First up, on Wednesday, was the young Canadian pianist Jan Lisiecki, whom I had discovered for myself in Berlin about five years ago. That was a purely chance encounter—he was substituting for some ailing eminence in a piano concerto at the Konzerthaus, and I bought the ticket at the last minute—and I was blown away, as was the rest of the discerning, normally reticent Berlin audience. When Lisiecki (who must have been all of 23 at the time) finished his undemonstrative but wonderful performance, we all howled and stamped our approval. So when I heard he would be holding the stage of Stern Hall all by himself on March 13, I hastened to get a ticket.
It was the kind of program only a young man would put together. The first half consisted of fifteen preludes by various different hands, some as short as sixty seconds and none lasting longer than eleven minutes. In quick succession, without pausing to allow for any applause, he gave us pieces by Chopin, Bach, Rachmaninoff, Szymanowski, Messiaen, and Gorecki—all without any musical score in front of him, and all rendered beautifully. He hadn’t said anything about his attacca approach beforehand, but he didn’t need to, because his body language was enough to keep us quiet and attentive throughout. Not a whisper or a page-flutter could be heard in the packed hall; as far as I could see, not a head moved from its focus on the lone figure on the stage. I felt as if we were all hiding in a forest, watching and listening to some gorgeous rare bird that might fly away if we moved a muscle. The audience members were so stunned by Lisiecki’s performance that they forgot to give a standing ovation at the end of the first half, something they normally do just to get out of their seats. But the applause, when it finally came, was thunderous.
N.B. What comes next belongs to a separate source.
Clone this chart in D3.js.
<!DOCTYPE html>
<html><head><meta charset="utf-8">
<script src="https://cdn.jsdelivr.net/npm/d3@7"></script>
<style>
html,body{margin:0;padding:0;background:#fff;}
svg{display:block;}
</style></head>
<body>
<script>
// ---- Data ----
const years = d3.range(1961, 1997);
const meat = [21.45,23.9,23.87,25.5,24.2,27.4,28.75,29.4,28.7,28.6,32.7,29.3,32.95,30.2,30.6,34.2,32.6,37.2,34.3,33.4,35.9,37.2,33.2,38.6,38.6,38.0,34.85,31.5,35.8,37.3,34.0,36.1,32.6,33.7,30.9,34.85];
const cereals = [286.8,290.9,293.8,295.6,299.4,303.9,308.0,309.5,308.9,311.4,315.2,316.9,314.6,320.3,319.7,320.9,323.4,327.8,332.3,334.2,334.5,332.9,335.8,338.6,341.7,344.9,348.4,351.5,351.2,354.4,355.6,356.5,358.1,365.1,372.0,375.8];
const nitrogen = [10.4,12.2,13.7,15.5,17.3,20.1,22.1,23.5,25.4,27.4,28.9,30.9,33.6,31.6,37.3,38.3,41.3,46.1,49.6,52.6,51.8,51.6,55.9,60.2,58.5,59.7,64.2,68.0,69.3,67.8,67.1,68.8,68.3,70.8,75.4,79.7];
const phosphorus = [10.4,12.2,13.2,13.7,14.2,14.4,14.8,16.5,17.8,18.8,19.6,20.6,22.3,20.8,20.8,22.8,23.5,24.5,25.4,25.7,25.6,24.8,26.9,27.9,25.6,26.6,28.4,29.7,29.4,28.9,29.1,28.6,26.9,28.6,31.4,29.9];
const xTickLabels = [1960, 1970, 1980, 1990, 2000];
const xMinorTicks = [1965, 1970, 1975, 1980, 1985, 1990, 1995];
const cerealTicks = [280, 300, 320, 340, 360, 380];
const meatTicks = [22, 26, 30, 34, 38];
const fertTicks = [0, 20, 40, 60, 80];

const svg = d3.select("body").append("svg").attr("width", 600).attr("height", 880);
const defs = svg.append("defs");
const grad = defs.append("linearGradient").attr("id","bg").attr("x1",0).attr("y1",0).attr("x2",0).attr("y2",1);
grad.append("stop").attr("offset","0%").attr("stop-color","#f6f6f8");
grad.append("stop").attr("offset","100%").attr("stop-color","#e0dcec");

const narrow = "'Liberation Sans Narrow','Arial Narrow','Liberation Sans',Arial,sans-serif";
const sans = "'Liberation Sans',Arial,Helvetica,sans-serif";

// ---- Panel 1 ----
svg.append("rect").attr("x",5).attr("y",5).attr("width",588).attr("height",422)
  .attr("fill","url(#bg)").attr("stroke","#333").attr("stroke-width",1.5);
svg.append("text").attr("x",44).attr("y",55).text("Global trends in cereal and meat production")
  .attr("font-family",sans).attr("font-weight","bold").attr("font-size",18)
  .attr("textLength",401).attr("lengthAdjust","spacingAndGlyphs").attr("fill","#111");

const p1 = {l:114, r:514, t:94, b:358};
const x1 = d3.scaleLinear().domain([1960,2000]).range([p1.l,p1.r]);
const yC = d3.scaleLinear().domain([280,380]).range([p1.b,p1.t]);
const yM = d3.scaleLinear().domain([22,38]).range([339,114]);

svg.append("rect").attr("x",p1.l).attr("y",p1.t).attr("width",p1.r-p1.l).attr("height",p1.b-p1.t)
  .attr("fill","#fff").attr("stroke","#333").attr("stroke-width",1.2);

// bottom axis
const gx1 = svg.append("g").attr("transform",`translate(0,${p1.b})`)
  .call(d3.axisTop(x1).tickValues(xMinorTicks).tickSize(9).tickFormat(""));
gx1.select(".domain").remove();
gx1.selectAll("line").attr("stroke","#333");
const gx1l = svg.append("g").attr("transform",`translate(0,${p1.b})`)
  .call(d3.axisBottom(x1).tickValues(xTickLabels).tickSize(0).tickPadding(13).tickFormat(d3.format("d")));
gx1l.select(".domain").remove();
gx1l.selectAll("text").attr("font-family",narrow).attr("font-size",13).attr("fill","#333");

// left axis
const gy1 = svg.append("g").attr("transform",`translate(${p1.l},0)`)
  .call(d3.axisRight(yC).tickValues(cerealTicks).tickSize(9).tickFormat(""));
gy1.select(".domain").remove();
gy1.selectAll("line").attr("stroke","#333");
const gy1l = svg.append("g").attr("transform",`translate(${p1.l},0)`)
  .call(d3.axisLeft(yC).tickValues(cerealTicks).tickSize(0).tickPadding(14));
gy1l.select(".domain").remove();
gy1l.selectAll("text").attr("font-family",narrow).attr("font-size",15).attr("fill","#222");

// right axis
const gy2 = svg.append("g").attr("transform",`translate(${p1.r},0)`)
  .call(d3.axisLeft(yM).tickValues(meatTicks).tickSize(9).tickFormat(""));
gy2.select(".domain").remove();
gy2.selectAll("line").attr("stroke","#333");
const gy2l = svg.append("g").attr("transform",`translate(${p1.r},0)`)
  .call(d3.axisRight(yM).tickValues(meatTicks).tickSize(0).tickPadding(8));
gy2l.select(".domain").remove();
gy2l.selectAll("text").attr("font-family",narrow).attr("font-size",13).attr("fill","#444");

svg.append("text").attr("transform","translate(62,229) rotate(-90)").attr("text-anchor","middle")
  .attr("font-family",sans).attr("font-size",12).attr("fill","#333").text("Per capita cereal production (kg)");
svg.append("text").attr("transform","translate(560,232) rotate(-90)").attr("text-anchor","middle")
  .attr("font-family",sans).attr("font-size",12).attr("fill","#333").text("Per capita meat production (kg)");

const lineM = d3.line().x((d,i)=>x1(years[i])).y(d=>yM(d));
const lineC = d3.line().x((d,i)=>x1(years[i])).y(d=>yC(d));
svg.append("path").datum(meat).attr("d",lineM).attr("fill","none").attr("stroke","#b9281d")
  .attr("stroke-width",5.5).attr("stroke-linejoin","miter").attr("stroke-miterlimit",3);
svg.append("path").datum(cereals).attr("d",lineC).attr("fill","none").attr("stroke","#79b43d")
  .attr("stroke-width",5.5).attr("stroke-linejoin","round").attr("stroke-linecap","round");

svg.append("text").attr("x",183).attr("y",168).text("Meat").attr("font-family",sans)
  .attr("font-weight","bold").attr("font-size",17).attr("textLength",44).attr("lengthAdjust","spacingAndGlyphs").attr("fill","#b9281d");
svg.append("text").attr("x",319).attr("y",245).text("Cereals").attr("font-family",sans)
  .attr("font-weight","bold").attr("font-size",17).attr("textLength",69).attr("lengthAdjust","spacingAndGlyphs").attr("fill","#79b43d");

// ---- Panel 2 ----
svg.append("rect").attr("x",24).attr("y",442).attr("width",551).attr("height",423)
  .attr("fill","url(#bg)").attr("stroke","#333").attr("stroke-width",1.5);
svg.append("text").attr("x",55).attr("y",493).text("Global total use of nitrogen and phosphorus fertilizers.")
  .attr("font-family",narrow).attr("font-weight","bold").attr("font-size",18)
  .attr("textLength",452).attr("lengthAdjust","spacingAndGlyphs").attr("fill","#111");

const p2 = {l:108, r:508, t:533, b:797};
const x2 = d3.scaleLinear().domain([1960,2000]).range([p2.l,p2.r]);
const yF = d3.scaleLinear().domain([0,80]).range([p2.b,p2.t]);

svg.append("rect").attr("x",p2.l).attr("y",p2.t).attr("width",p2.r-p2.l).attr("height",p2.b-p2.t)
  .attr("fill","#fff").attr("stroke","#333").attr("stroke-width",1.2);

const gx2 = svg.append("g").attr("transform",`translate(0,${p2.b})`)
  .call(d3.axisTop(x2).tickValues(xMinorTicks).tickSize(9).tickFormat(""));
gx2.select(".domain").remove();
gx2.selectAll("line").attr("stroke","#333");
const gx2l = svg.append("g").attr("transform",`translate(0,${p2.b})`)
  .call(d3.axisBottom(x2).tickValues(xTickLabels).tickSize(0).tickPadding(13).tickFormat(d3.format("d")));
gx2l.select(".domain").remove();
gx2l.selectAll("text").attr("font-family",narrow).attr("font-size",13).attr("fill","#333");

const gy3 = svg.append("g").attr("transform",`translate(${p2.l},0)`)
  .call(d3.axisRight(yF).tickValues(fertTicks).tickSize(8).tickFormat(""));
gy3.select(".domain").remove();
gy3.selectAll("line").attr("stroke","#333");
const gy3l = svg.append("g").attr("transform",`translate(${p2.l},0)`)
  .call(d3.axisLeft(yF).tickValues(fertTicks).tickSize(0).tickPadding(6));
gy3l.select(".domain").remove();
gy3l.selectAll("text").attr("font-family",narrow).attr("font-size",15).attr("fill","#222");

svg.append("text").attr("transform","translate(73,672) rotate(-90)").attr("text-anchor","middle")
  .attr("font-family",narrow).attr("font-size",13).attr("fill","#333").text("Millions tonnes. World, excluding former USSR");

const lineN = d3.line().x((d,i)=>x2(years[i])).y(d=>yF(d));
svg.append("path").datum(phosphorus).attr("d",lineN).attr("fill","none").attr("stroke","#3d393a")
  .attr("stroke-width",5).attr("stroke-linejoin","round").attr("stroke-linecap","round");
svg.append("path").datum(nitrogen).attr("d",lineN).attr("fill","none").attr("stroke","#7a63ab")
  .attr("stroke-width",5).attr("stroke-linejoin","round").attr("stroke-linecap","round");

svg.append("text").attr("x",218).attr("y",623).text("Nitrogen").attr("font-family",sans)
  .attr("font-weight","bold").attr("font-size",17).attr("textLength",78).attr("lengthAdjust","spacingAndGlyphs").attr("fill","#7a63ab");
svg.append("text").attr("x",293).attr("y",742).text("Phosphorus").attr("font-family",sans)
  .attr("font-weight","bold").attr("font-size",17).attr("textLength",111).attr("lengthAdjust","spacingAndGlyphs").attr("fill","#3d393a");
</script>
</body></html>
The second half was equally thrilling in a different way: it consisted entirely of Chopin’s Twenty-Four Preludes (Opus 28), where the composer pays a brief and enchanting visit to every major and minor key. This gave Lisiecki a chance to show his range within a single composer’s work, and I have to say, he managed to enlarge my feeling for Chopin to an extent I would not have thought possible. Every available emotion seem to be covered in these twenty-four little pieces, and the way they differed, rhythmically and dynamically, showcased Lisiecki’s skill without ever making it seem like mere virtuosity. Throughout, his manner was entirely unmannered; his huge talent was gracefully and modestly worn, so much so that it was a pleasure to watch him as well as hear him. This time the audience was prepared, and this time we did stand (and howl, and applaud until our hands hurt). And Jan Lisiecki responded in just the way a young man should, with an encore that was at once witty and touching: a Romance, because, as he said, “what should follow all these preludes but Love?”
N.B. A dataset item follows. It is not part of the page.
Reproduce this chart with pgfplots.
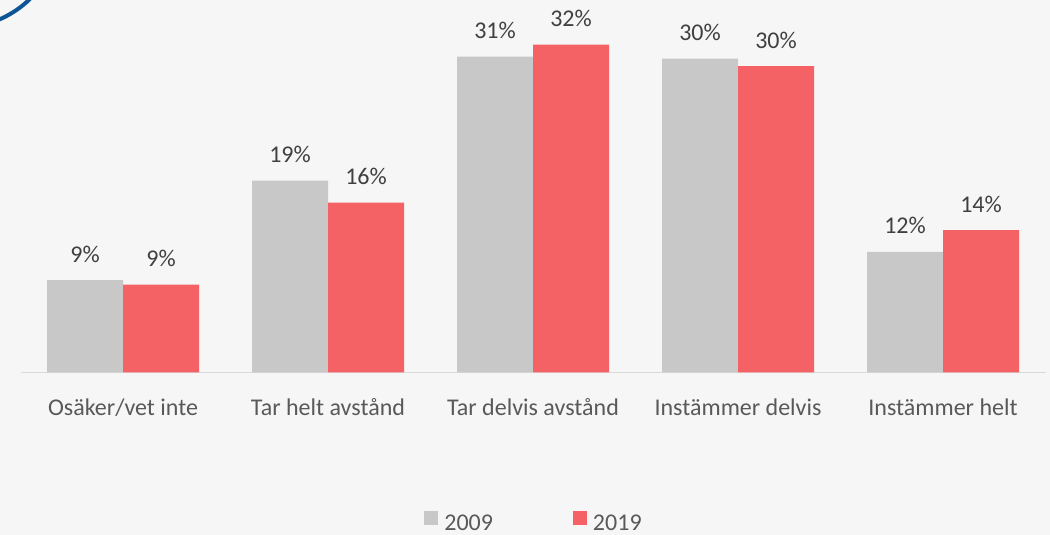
\documentclass[border=0pt]{standalone}
\usepackage{pgfplots}
\pgfplotsset{compat=1.18}
\usepackage{fontspec}
\setmainfont{Carlito}
\definecolor{cgray}{HTML}{C8C8C8}
\definecolor{cred}{HTML}{F56265}
\definecolor{ctext}{HTML}{595959}
\definecolor{clabel}{HTML}{404040}
\definecolor{cline}{HTML}{D9D9D9}
\definecolor{cbg}{HTML}{F6F6F6}
\definecolor{cblue}{HTML}{0E5596}
\begin{document}
\begin{tikzpicture}
\fill[cbg] (0,0) rectangle (525pt,267.5pt);
\begin{scope}
\clip (0,0) rectangle (525pt,267.5pt);
\draw[cblue, line width=2pt] (-20pt,303.75pt) circle (50pt);
\end{scope}
\begin{axis}[
  at={(10.25pt,81.25pt)}, anchor=south west,
  scale only axis, width=512.5pt, height=180.775pt,
  xmin=-0.5, xmax=4.5, ymin=0, ymax=35,
  axis y line=none, axis x line*=bottom,
  x axis line style={draw=cline, line width=0.75pt},
  ybar=0pt, bar width=38pt,
  xtick={0,1,2,3,4},
  xticklabels={Osäker/vet inte, Tar helt avstånd, Tar delvis avstånd, Instämmer delvis, Instämmer helt},
  major tick length=0pt,
  xticklabel style={anchor=base, yshift=-21.75pt, inner sep=0pt, text=ctext, font=\fontsize{12}{14}\selectfont},
  nodes near coords, point meta=explicit symbolic,
  every node near coord/.append style={anchor=base, yshift=9pt, inner sep=0pt, text=clabel, font=\fontsize{12}{14}\selectfont},
  clip=false,
  legend columns=2,
  legend image code/.code={\fill[#1] (0pt,-0.35pt) rectangle (7pt,6.65pt);},
  legend style={at={(axis cs:2,0)}, anchor=north, xshift=1pt, yshift=-67.15pt,
    draw=none, fill=none, font=\fontsize{12}{14}\selectfont, text=ctext,
    /tikz/every odd column/.append style={column sep=1pt},
    /tikz/every even column/.append style={column sep=38pt}},
]
\addplot[fill=cgray, draw=none] coordinates {
  (0,8.93) [9\%] (1,18.57) [19\%] (2,30.57) [31\%] (3,30.38) [30\%] (4,11.67) [12\%]};
\addplot[fill=cred, draw=none] coordinates {
  (0,8.50) [9\%] (1,16.44) [16\%] (2,31.73) [32\%] (3,29.67) [30\%] (4,13.79) [14\%]};
\legend{2009,2019}
\end{axis}
\pgfresetboundingbox
\useasboundingbox (0,0) rectangle (525pt,267.5pt);
\end{tikzpicture}
\end{document}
Neither Mitsuko Uchida nor Mark Padmore is what I would call old. As performers they are still in their prime, and their evident vigor and grace as human beings makes them seem ageless. But they bring to Schubert’s Winterreise, which they performed together last Friday night in Zankel Hall, the kind of experience and knowledge that can only be acquired through years of living. Poor Schubert, who died at the age of 31, never got to have a “late style” in the sense that, say, Beethoven or Shostakovich did. But Uchida and Padmore kindly gave him one in their March 15 concert, and I was grateful to witness it.
Partly, it was a matter of pacing. Like Glenn Gould in his final recording of the Goldberg Variations, the pair slowed things down, even giving us pauses—not just between the songs, but also within them. To me, this was particularly apparent in Uchida’s piano-playing, as if it were she, and not the tenor, who had willfully decided to make each note linger in our minds as long as possible. Yet Padmore matched her in gravity and honesty, managing to bring a new interpretation to this piece he has done so many times before. The songs were less fluid and more wrenching; one could sense a certain harshness behind them, as if they had been pulled up with great effort from terrifying abysses of feeling. In this sense, the journey was even more wintry than usual: the narrator’s character had deepened and darkened, to the point where he was reflecting at a distance on his own illusions and disillusions. I found the whole seventy-five-minute performance extraordinarily moving, and I think everyone around me did too.